How quickly things change in politics. In April, Emanuel Macron was heralded as the latest saviour of Europe, having defeated the far-right challenge of Marine Le Pen for a second time and promising to remain leader of the fight against Putin – a statesman for our times. Now, he has lost control of the French Parliament and faces the humiliating prospect of needing National Rally support to get anything through. How did it come to this?
It is often said that the French are as likely to vote against someone as they are for someone, and certainly there was a sense that Macron accumulated second-round preference votes grudgingly, or because for many voters, he was the lesser of two evils. It is debatable just how much genuine support Macron has won because of his ideas and program, rather than being loaned votes by those who cannot abide the prospect of a far-right party getting in. And yet, this is now the situation, with National Rally’s 89 legislators denying Macron a Parliamentary majority. It is to be hoped that some accord can be reached purely on the basis of moving France forward, but there is genuine concern about the degree to which Macron should be engaging with a fascist far-right party he has spent the past five years decrying – and that domestic distractions will either prevent Macron from acting as the global statesman Europe needs right now, or shine a light on his inadequacies both at home and abroad.
For the first, there can be no argument that Europe needs a leader. Angela Merkel fulfilled this unofficial role for sixteen years but has left the political stage for good, and unity against Ukraine is both absolutely paramount, and already fracturing – Viktor Orban’s Hungary being the main troublemaker, but also with widening fault lines over sanctions and oil/gas divestment. Even deeper divisions are expected to arise over whether a negotiated settlement should be sought (favoured by western European nations) or whether the EU should spare no financial or military resource to see Russia defeated (favoured by those who believe they are next in the firing line). One would expect France as an EU elder statesman to be taking the lead in resolving these, but Macron’s remark pertaining to the need to not humiliate Putin has gone down extremely badly, suggesting that he remains a man of words rather than deeds who cannot take the firm position against the war criminal that he should.

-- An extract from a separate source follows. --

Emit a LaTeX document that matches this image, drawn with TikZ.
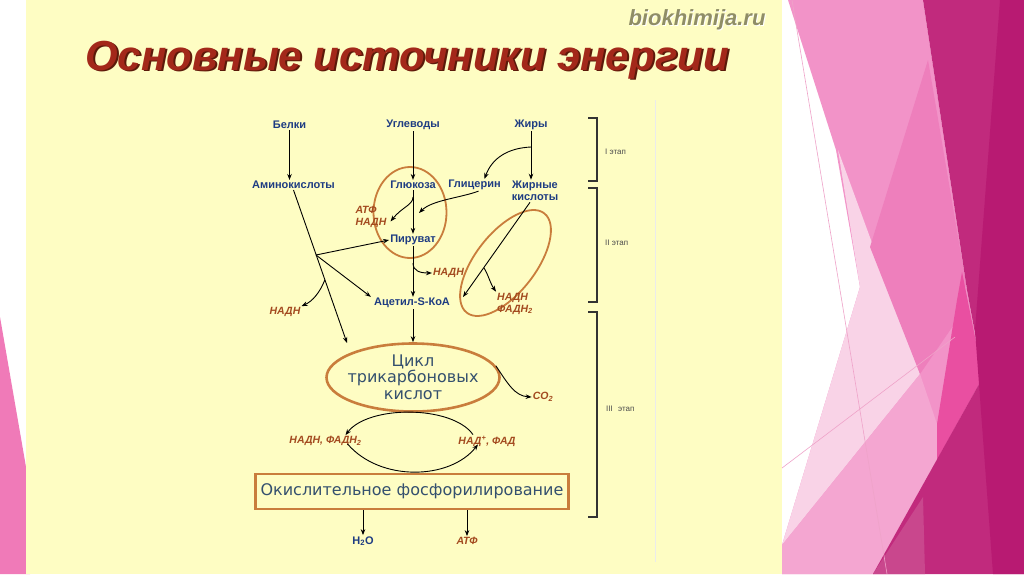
\documentclass[tikz,border=0pt]{standalone}
\usepackage{fontspec}
\setmainfont{Liberation Sans}
\newfontfamily\dvs{DejaVu Sans}
\usetikzlibrary{arrows.meta,shapes.geometric}
\definecolor{ybg}{HTML}{FEFDC3}
\definecolor{navy}{HTML}{1E3C82}
\definecolor{brn}{HTML}{A34A1F}
\definecolor{orng}{HTML}{C97D3C}
\definecolor{slate}{HTML}{34506E}
\definecolor{ttl}{HTML}{A3281A}
\definecolor{ttlsh}{HTML}{5C1A0A}
\definecolor{wmk}{HTML}{8F8D66}
\definecolor{pkA}{HTML}{F293C8}
\definecolor{pkL}{HTML}{F9D3E7}
\definecolor{pkL2}{HTML}{F4A6D1}
\definecolor{pkM}{HTML}{EE7FBC}
\definecolor{pkH}{HTML}{E94FA1}
\definecolor{dk1}{HTML}{C12A7D}
\definecolor{dk2}{HTML}{B81A72}
\definecolor{dk3}{HTML}{C9478D}
\definecolor{pkLeft}{HTML}{F07AB8}
\definecolor{pkline}{HTML}{EFA3C9}
\begin{document}
\begin{tikzpicture}[x=1pt,y=-1pt,
  lbl/.style={font=\fontsize{11}{12.5}\selectfont\bfseries, text=navy, inner sep=1pt, align=center},
  prod/.style={font=\fontsize{10.5}{12}\selectfont\bfseries\itshape, text=brn, inner sep=1pt, align=left},
  stg/.style={font=\fontsize{8}{9}\selectfont, text=black!70, inner sep=1pt, anchor=west},
  arr/.style={-{Stealth[length=6pt,width=4.5pt]}, line width=0.9pt, black},
  oring/.style={draw=orng, line width=1.8pt, ellipse, inner sep=0pt},
  brk/.style={line width=1.2pt, black!80}
]
\useasboundingbox (0,0) rectangle (1024,574);
% backgrounds
\fill[white] (0,0) rectangle (1024,574);
\fill[pkLeft] (0,317) -- (30,490) -- (30,574) -- (0,574) -- cycle;
\fill[ybg] (26,0) rectangle (782,574);
% right decorative facets
\fill[pkA] (788,0) -- (923,0) -- (967,290) -- (983,377) -- (873,574) -- (782,574) -- (782,545) -- (860,287) -- (836,150) -- cycle;
\fill[pkL] (838,150) -- (920,374) -- (782,545) -- (860,287) -- cycle;
\fill[pkL2] (782,545) -- (920,374) -- (937,424) -- (937,460) -- (873,574) -- (782,574) -- cycle;
\fill[pkM] (928,60) -- (966,284) -- (957,320) -- (920,374) -- (870,247) -- cycle;
\fill[pkH] (962,272) -- (983,377) -- (937,460) -- (937,424) -- (957,300) -- cycle;
\fill[dk1] (923,0) -- (1024,0) -- (1024,574) -- (873,574) -- (983,377) -- (967,290) -- cycle;
\fill[dk2] (1000,0) -- (1024,0) -- (1024,574) -- (993,574) -- (975,330) -- cycle;
\fill[dk3] (873,574) -- (923,497) -- (925,574) -- cycle;
\draw[draw=pkline, line width=0.6pt] (792,0) -- (887,574);
\draw[draw=pkline, line width=0.6pt] (782,468) -- (955,337);
% faint scan line
\draw[black!8, line width=0.8pt] (655,100) -- (655,562);

% title and watermark
\node[font=\fontsize{22}{24}\selectfont\bfseries\itshape, text=white, anchor=base] (wmks) at (698,26) {biokhimija.ru};
\node[font=\fontsize{22}{24}\selectfont\bfseries\itshape, text=wmk, anchor=base] (wmkt) at (697,25) {biokhimija.ru};
\node[font=\fontsize{42}{46}\selectfont\bfseries\itshape, text=ttlsh, anchor=base] (titles) at (409,71.5) {Основные источники энергии};
\node[font=\fontsize{42}{46}\selectfont\bfseries\itshape, text=ttl, anchor=base] (title) at (407,70) {Основные источники энергии};

% stage brackets
\draw[brk] (588,118) -- (597,118) -- (597,181) -- (588,181);
\draw[brk] (588,188) -- (597,188) -- (597,302) -- (588,302);
\draw[brk] (588,312) -- (597,312) -- (597,517) -- (588,517);
\node[stg] (s1) at (604,152) {I этап};
\node[stg] (s2) at (604,243) {II этап};
\node[stg] (s3) at (605,409) {III\hspace{3pt} этап};

% ellipses
\node[oring, minimum width=73pt, minimum height=91pt] (ellg) at (410,212.5) {};
\node[oring, minimum width=126pt, minimum height=60pt, rotate=52] (ellf) at (505.5,263) {};
\node[draw=orng, line width=2.6pt, ellipse, inner sep=0pt, minimum width=173pt, minimum height=68pt] (tca) at (413,377.5) {};
\node[font=\dvs\fontsize{16}{16.5}\selectfont, text=slate, align=center, inner sep=0pt] (tcat) at (413,377) {Цикл\\трикарбоновых\\кислот};
\node[draw=orng, line width=2.2pt, minimum width=313pt, minimum height=35pt, inner sep=0pt, font=\dvs\fontsize{16}{18}\selectfont, text=slate] (oxbox) at (412,491.5) {Окислительное фосфорилирование};

% labels
\node[lbl] (belki) at (289.5,125) {Белки};
\node[lbl] (ugl) at (413,125) {Углеводы};
\node[lbl] (zhiry) at (531,125) {Жиры};
\node[lbl] (amino) at (293.5,185) {Аминокислоты};
\node[lbl] (gluc) at (413,185) {Глюкоза};
\node[lbl] (glyc) at (474.5,185) {Глицерин};
\node[lbl] (fa) at (535,191) {Жирные\\кислоты};
\node[prod] (atf1) at (371,216.5) {АТФ\\НАДН};
\node[lbl] (pyr) at (413,240) {Пируват};
\node[prod] (nadh1) at (448.5,273) {НАДН};
\node[lbl] (acet) at (412,303) {Ацетил-S-КоА};
\node[prod] (nadh2) at (285,312) {НАДН};
\node[prod] (nadh3) at (515,303.5) {НАДН\\ФАДН\textsubscript{2}};
\node[prod] (co2) at (543,397) {CO\textsubscript{2}};
\node[prod] (nadh4) at (325.5,441) {НАДН, ФАДН\textsubscript{2}};
\node[prod] (nadp) at (487,441) {НАД\textsuperscript{+}, ФАД};
\node[lbl] (h2o) at (363,541) {H\textsubscript{2}O};
\node[prod] (atf2) at (467,541) {АТФ};

% junctions and free ends
\coordinate (j1) at (531,147);
\coordinate (j2) at (413,197);
\coordinate (g2) at (419,213);
\coordinate (j3) at (413,263);
\coordinate (tcain) at (347,343);
\coordinate (j4) at (316,255);
\coordinate (j5) at (324.8,280);
\coordinate (acout) at (463,297);
\coordinate (j6) at (484,268);

% connectors
\draw[arr] (belki.south) -- (belki.south |- amino.north);
\draw[arr] (ugl.south) -- (ugl.south |- gluc.north);
\draw[arr] (zhiry.south) -- (zhiry.south |- fa.north);
\draw[arr] (j1) .. controls (508,148) and (492,158) .. ([xshift=10pt]glyc.north);
\draw[arr] (gluc.south) -- (gluc.south |- pyr.north);
\draw[arr] (j2) .. controls (413,205) and (402,207) .. ([xshift=3pt,yshift=-5pt]atf1.east);
\draw[arr] ([xshift=4pt]glyc.south) .. controls (460,198) and (432,200) .. (g2);
\draw[arr] (pyr.south) -- (pyr.south |- acet.north);
\draw[arr] (j3) .. controls (413,271) and (420,273) .. (nadh1.west);
\draw[arr] (amino.south) -- (tcain);
\draw[arr] (j4) -- (pyr.west);
\draw[arr] (j4) -- ([xshift=-2pt]acet.north west);
\draw[arr] (j5) .. controls (320,292) and (313,301) .. (nadh2.north east);
\draw[arr] (tca.north |- acet.south) -- (tca.north);
\draw[arr] ([xshift=-5pt]fa.south) -- (acout);
\draw[arr] (j6) .. controls (488,274) and (490,283) .. (nadh3.north west);
\draw[arr] (tca.8) .. controls (508,384) and (515,396) .. (co2.west);
\draw[arr] ([xshift=-14pt]nadp.north) .. controls (452,405) and (368,405) .. ([xshift=20pt]nadh4.north);
\draw[arr] ([xshift=22pt,yshift=3pt]nadh4.south) .. controls (380,482) and (450,480) .. ([xshift=-9pt,yshift=3pt]nadp.south);
\draw[arr] (h2o.north |- oxbox.south) -- (h2o.north);
\draw[arr] (atf2.north |- oxbox.south) -- (atf2.north);
\end{tikzpicture}
\end{document}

Indeed, if Macron’s biggest recent achievement on the European stage has been convincing UEFA to move the Champions League final from St. Petersburg to Paris, then something has already gone terribly wrong.
As for domestic issues, Macron was tolerated rather than liked by the majority of the French – generally seen as elitist, out of touch and condescending. It is no surprise that the gilet jaune protests exploded on his watch and the sentiment has never really died down. The Parliamentary elections are thus, ironically, a better referendum on his position, than the presidential election was – free of the binary choice between the elitist or the fascist, voters could really let their dissatisfaction show. With the far right and far left much better represented than they were before, and a President not predisposed to ever compromise or negotiate, Macron faces three struggles: to get anything of note done in a divided Parliament, to convince businesses and investors that France remains a top-tier destination for investment when the country is clearly so riven, and to convince the world that he can take up the flag against Putin when he is so plainly unable to gain sufficient domestic support.
Such a fracture is almost unprecedented and shines the spotlight squarely onto Macron as a politician, with the coming weeks proving his toughest test yet in Paris, let alone the world. As with other European leaders, a photo-op in Kyiv may not be enough of a distraction this time. The world cannot afford to wait – but, crucially, neither can France, and Macron is about to find out that although a week is a long time in politics, five years can sometimes seem like a lifetime.